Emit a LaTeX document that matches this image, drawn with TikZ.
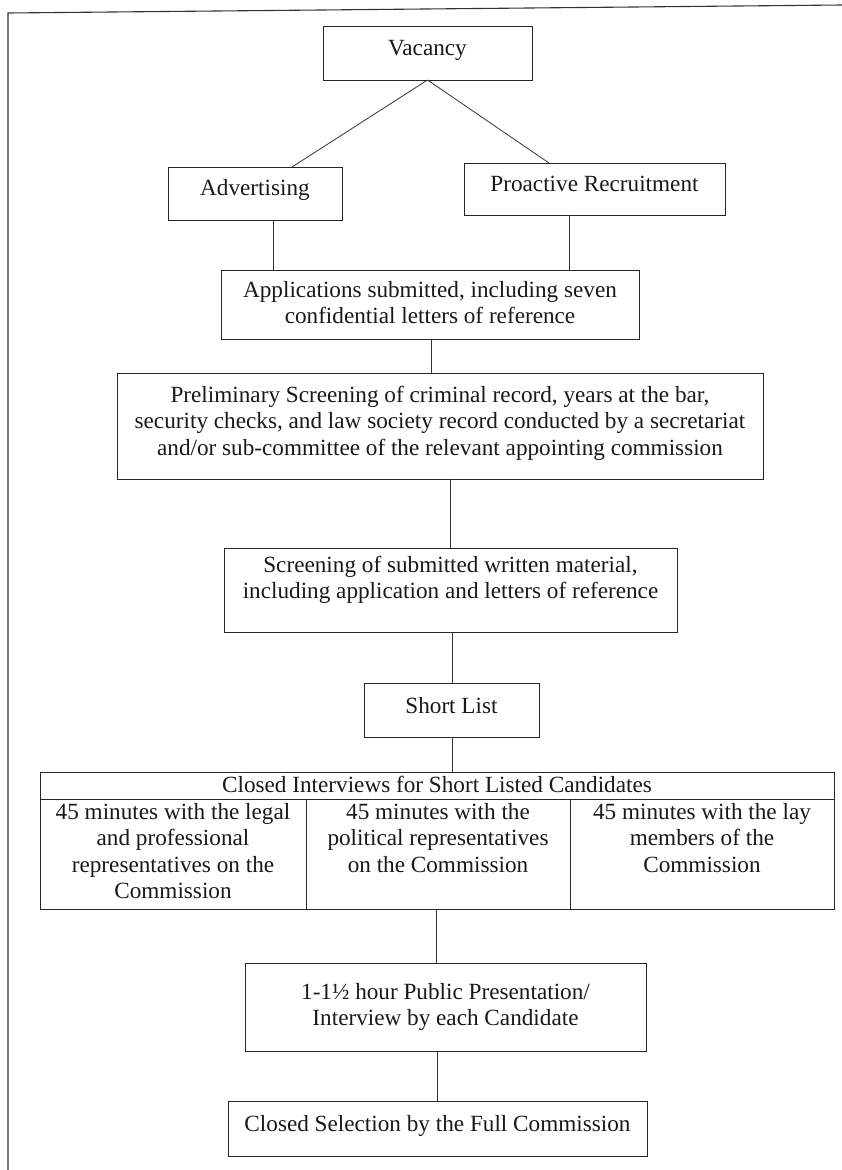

#####

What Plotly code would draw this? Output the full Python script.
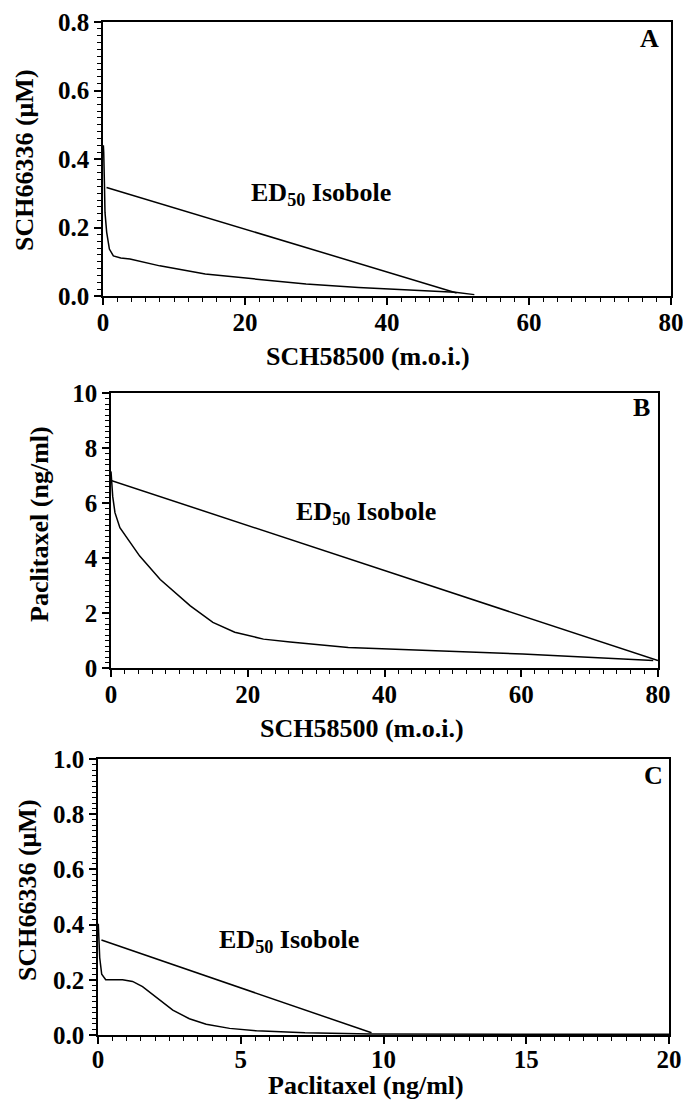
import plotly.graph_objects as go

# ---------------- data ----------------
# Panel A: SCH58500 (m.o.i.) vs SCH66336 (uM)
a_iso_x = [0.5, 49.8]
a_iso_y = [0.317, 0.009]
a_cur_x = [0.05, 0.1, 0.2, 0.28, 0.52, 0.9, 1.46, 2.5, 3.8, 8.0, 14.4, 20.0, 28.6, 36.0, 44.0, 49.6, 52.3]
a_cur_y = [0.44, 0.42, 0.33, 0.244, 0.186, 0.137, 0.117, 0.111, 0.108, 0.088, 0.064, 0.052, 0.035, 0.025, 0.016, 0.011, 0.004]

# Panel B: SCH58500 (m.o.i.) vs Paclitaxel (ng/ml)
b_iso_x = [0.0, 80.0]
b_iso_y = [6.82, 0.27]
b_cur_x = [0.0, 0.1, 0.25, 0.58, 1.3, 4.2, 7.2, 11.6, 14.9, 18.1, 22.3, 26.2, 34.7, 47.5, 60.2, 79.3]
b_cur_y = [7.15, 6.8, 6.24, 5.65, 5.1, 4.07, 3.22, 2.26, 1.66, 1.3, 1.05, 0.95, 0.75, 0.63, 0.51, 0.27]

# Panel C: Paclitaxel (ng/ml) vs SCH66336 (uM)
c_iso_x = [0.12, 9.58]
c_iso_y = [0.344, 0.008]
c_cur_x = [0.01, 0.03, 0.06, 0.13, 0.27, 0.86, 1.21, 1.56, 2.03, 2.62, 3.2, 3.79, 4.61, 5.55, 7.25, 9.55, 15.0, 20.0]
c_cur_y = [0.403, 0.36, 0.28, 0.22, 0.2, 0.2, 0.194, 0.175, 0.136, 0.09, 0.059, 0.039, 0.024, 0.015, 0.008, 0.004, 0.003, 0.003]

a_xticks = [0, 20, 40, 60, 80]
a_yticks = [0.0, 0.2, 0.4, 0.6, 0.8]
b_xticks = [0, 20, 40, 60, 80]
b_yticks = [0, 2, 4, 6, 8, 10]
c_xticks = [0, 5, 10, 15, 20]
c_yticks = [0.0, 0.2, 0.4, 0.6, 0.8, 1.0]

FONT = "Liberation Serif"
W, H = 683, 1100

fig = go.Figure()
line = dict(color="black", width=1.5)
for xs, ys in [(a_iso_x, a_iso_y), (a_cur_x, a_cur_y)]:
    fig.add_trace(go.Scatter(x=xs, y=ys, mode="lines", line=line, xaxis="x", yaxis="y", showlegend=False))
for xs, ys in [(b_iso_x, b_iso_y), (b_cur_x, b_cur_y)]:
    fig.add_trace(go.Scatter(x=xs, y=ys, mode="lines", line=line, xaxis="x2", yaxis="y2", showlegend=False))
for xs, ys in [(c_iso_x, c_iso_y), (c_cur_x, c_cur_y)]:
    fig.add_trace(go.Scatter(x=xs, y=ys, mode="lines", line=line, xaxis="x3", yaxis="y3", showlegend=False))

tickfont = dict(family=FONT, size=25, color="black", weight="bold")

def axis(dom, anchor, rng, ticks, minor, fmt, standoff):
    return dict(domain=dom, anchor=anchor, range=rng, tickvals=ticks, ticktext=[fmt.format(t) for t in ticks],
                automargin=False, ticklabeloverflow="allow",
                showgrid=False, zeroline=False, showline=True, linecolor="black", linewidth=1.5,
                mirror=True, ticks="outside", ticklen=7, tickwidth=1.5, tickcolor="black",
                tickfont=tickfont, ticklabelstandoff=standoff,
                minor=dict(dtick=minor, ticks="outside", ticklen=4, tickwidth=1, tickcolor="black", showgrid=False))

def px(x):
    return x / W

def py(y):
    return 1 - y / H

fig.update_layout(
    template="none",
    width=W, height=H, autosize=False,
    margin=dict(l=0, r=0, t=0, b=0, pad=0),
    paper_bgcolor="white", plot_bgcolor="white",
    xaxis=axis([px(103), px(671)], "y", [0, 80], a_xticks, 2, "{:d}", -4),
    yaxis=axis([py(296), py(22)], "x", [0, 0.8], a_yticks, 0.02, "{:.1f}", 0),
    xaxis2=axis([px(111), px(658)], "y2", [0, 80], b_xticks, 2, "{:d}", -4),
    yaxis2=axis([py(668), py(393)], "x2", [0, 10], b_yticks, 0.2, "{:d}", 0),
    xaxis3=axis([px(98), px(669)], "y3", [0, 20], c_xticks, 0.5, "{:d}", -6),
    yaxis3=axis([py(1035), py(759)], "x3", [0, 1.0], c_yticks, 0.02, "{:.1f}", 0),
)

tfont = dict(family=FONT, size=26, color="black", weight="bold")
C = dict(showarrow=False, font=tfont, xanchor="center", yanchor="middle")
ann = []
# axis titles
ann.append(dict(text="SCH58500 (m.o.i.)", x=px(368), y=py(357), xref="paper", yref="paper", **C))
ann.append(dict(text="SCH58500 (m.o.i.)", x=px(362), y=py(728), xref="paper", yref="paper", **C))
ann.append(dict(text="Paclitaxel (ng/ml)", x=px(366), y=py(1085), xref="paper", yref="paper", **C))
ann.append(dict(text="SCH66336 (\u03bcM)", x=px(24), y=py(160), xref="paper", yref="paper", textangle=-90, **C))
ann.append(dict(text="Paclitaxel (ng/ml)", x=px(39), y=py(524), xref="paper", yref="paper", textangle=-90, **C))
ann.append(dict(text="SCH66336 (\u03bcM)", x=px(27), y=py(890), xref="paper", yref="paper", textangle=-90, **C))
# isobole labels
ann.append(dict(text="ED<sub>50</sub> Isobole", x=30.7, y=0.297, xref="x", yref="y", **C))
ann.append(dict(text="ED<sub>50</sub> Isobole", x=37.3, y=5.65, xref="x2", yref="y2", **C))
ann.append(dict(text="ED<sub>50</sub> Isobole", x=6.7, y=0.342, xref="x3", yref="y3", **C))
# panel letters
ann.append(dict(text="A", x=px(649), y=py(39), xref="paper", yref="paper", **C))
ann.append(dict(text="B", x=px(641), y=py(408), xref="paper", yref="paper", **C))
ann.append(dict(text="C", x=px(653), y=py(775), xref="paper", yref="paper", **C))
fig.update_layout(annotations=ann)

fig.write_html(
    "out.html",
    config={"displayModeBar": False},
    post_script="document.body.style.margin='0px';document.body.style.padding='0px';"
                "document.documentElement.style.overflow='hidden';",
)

#####

- **Exercise brief**: Skip all pictures. Output only the lines from the one containing "What Plotly code" to the one containing "0.63, 0.51, 0.27]", both lines included.

- **Final result**:
What Plotly code would draw this? Output the full Python script.
import plotly.graph_objects as go

# ---------------- data ----------------
# Panel A: SCH58500 (m.o.i.) vs SCH66336 (uM)
a_iso_x = [0.5, 49.8]
a_iso_y = [0.317, 0.009]
a_cur_x = [0.05, 0.1, 0.2, 0.28, 0.52, 0.9, 1.46, 2.5, 3.8, 8.0, 14.4, 20.0, 28.6, 36.0, 44.0, 49.6, 52.3]
a_cur_y = [0.44, 0.42, 0.33, 0.244, 0.186, 0.137, 0.117, 0.111, 0.108, 0.088, 0.064, 0.052, 0.035, 0.025, 0.016, 0.011, 0.004]

# Panel B: SCH58500 (m.o.i.) vs Paclitaxel (ng/ml)
b_iso_x = [0.0, 80.0]
b_iso_y = [6.82, 0.27]
b_cur_x = [0.0, 0.1, 0.25, 0.58, 1.3, 4.2, 7.2, 11.6, 14.9, 18.1, 22.3, 26.2, 34.7, 47.5, 60.2, 79.3]
b_cur_y = [7.15, 6.8, 6.24, 5.65, 5.1, 4.07, 3.22, 2.26, 1.66, 1.3, 1.05, 0.95, 0.75, 0.63, 0.51, 0.27]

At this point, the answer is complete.